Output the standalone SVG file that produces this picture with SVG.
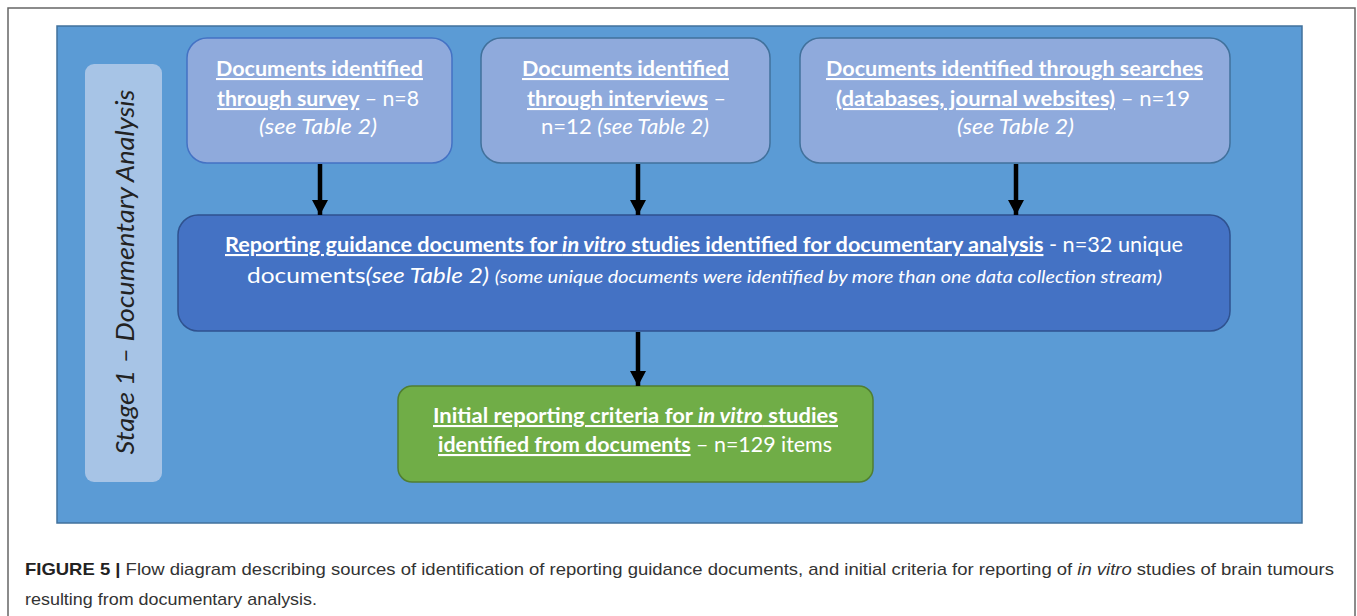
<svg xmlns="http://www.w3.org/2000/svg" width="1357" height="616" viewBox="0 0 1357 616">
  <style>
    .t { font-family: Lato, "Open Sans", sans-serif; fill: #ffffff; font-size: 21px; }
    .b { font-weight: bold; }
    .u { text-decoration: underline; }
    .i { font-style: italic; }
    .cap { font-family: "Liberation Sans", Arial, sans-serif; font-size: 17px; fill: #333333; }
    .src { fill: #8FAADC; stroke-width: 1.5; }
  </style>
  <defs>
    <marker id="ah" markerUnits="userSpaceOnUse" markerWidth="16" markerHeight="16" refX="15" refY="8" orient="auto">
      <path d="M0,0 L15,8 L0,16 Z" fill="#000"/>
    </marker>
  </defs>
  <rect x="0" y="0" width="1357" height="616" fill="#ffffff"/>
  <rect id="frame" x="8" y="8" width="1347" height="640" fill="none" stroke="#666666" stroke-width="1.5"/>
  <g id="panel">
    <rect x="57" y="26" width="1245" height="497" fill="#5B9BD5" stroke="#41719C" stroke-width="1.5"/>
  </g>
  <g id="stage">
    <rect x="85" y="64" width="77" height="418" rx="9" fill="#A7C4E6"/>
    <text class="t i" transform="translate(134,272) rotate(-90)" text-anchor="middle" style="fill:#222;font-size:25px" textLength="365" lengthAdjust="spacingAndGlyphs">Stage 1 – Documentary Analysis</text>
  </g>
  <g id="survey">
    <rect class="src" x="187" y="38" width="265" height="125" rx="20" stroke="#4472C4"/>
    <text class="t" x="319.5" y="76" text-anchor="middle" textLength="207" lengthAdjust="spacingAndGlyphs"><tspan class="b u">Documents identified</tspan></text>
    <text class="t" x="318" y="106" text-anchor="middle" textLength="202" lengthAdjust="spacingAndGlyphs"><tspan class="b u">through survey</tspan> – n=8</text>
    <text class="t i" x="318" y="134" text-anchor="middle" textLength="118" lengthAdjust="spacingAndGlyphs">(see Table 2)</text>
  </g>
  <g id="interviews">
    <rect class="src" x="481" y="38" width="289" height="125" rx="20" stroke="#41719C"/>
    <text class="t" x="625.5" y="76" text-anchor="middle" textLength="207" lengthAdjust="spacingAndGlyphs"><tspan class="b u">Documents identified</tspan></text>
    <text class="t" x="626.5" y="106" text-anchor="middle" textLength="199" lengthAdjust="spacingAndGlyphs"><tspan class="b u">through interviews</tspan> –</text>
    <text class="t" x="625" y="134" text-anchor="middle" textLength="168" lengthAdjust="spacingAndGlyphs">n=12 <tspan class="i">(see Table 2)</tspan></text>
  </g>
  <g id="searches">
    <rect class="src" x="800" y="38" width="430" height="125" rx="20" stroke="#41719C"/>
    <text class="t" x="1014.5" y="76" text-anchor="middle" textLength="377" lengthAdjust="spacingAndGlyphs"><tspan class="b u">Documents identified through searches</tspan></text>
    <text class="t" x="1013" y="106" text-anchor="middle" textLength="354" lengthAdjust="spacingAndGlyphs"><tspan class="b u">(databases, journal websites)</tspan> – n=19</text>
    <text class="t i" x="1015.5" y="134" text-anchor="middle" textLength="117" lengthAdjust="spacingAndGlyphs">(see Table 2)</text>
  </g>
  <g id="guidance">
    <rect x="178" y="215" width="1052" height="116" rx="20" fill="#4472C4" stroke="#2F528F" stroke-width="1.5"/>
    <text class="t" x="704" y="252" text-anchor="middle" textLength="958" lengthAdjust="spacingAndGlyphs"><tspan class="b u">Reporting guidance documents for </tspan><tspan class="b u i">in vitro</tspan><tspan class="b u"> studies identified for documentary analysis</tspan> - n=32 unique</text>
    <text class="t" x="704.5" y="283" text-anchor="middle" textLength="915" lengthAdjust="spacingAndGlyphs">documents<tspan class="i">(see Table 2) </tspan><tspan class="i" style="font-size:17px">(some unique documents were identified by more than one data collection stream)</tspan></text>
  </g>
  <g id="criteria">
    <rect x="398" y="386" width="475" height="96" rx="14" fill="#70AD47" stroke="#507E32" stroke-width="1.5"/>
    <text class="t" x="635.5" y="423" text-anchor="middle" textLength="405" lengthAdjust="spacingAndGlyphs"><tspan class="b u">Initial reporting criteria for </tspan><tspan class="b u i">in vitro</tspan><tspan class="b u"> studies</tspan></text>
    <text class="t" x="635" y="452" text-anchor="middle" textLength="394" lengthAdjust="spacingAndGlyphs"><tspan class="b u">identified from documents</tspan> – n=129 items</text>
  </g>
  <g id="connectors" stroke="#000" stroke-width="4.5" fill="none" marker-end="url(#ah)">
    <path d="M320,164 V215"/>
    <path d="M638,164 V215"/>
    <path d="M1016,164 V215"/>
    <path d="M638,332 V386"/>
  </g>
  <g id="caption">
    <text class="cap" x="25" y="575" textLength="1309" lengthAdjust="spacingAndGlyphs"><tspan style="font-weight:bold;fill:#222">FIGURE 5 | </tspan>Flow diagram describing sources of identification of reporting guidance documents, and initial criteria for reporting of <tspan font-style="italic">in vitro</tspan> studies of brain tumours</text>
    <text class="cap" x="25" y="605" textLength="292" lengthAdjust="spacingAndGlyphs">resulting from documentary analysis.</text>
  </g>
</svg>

» EXERCISE REQUIREMENTS
Repeat all of the data above word for word, minus the pictures.

» THE REPLY
Output the standalone SVG file that produces this picture with SVG.
<svg xmlns="http://www.w3.org/2000/svg" width="1357" height="616" viewBox="0 0 1357 616">
  <style>
    .t { font-family: Lato, "Open Sans", sans-serif; fill: #ffffff; font-size: 21px; }
    .b { font-weight: bold; }
    .u { text-decoration: underline; }
    .i { font-style: italic; }
    .cap { font-family: "Liberation Sans", Arial, sans-serif; font-size: 17px; fill: #333333; }
    .src { fill: #8FAADC; stroke-width: 1.5; }
  </style>
  <defs>
    <marker id="ah" markerUnits="userSpaceOnUse" markerWidth="16" markerHeight="16" refX="15" refY="8" orient="auto">
      <path d="M0,0 L15,8 L0,16 Z" fill="#000"/>
    </marker>
  </defs>
  <rect x="0" y="0" width="1357" height="616" fill="#ffffff"/>
  <rect id="frame" x="8" y="8" width="1347" height="640" fill="none" stroke="#666666" stroke-width="1.5"/>
  <g id="panel">
    <rect x="57" y="26" width="1245" height="497" fill="#5B9BD5" stroke="#41719C" stroke-width="1.5"/>
  </g>
  <g id="stage">
    <rect x="85" y="64" width="77" height="418" rx="9" fill="#A7C4E6"/>
    <text class="t i" transform="translate(134,272) rotate(-90)" text-anchor="middle" style="fill:#222;font-size:25px" textLength="365" lengthAdjust="spacingAndGlyphs">Stage 1 – Documentary Analysis</text>
  </g>
  <g id="survey">
    <rect class="src" x="187" y="38" width="265" height="125" rx="20" stroke="#4472C4"/>
    <text class="t" x="319.5" y="76" text-anchor="middle" textLength="207" lengthAdjust="spacingAndGlyphs"><tspan class="b u">Documents identified</tspan></text>
    <text class="t" x="318" y="106" text-anchor="middle" textLength="202" lengthAdjust="spacingAndGlyphs"><tspan class="b u">through survey</tspan> – n=8</text>
    <text class="t i" x="318" y="134" text-anchor="middle" textLength="118" lengthAdjust="spacingAndGlyphs">(see Table 2)</text>
  </g>
  <g id="interviews">
    <rect class="src" x="481" y="38" width="289" height="125" rx="20" stroke="#41719C"/>
    <text class="t" x="625.5" y="76" text-anchor="middle" textLength="207" lengthAdjust="spacingAndGlyphs"><tspan class="b u">Documents identified</tspan></text>
    <text class="t" x="626.5" y="106" text-anchor="middle" textLength="199" lengthAdjust="spacingAndGlyphs"><tspan class="b u">through interviews</tspan> –</text>
    <text class="t" x="625" y="134" text-anchor="middle" textLength="168" lengthAdjust="spacingAndGlyphs">n=12 <tspan class="i">(see Table 2)</tspan></text>
  </g>
  <g id="searches">
    <rect class="src" x="800" y="38" width="430" height="125" rx="20" stroke="#41719C"/>
    <text class="t" x="1014.5" y="76" text-anchor="middle" textLength="377" lengthAdjust="spacingAndGlyphs"><tspan class="b u">Documents identified through searches</tspan></text>
    <text class="t" x="1013" y="106" text-anchor="middle" textLength="354" lengthAdjust="spacingAndGlyphs"><tspan class="b u">(databases, journal websites)</tspan> – n=19</text>
    <text class="t i" x="1015.5" y="134" text-anchor="middle" textLength="117" lengthAdjust="spacingAndGlyphs">(see Table 2)</text>
  </g>
  <g id="guidance">
    <rect x="178" y="215" width="1052" height="116" rx="20" fill="#4472C4" stroke="#2F528F" stroke-width="1.5"/>
    <text class="t" x="704" y="252" text-anchor="middle" textLength="958" lengthAdjust="spacingAndGlyphs"><tspan class="b u">Reporting guidance documents for </tspan><tspan class="b u i">in vitro</tspan><tspan class="b u"> studies identified for documentary analysis</tspan> - n=32 unique</text>
    <text class="t" x="704.5" y="283" text-anchor="middle" textLength="915" lengthAdjust="spacingAndGlyphs">documents<tspan class="i">(see Table 2) </tspan><tspan class="i" style="font-size:17px">(some unique documents were identified by more than one data collection stream)</tspan></text>
  </g>
  <g id="criteria">
    <rect x="398" y="386" width="475" height="96" rx="14" fill="#70AD47" stroke="#507E32" stroke-width="1.5"/>
    <text class="t" x="635.5" y="423" text-anchor="middle" textLength="405" lengthAdjust="spacingAndGlyphs"><tspan class="b u">Initial reporting criteria for </tspan><tspan class="b u i">in vitro</tspan><tspan class="b u"> studies</tspan></text>
    <text class="t" x="635" y="452" text-anchor="middle" textLength="394" lengthAdjust="spacingAndGlyphs"><tspan class="b u">identified from documents</tspan> – n=129 items</text>
  </g>
  <g id="connectors" stroke="#000" stroke-width="4.5" fill="none" marker-end="url(#ah)">
    <path d="M320,164 V215"/>
    <path d="M638,164 V215"/>
    <path d="M1016,164 V215"/>
    <path d="M638,332 V386"/>
  </g>
  <g id="caption">
    <text class="cap" x="25" y="575" textLength="1309" lengthAdjust="spacingAndGlyphs"><tspan style="font-weight:bold;fill:#222">FIGURE 5 | </tspan>Flow diagram describing sources of identification of reporting guidance documents, and initial criteria for reporting of <tspan font-style="italic">in vitro</tspan> studies of brain tumours</text>
    <text class="cap" x="25" y="605" textLength="292" lengthAdjust="spacingAndGlyphs">resulting from documentary analysis.</text>
  </g>
</svg>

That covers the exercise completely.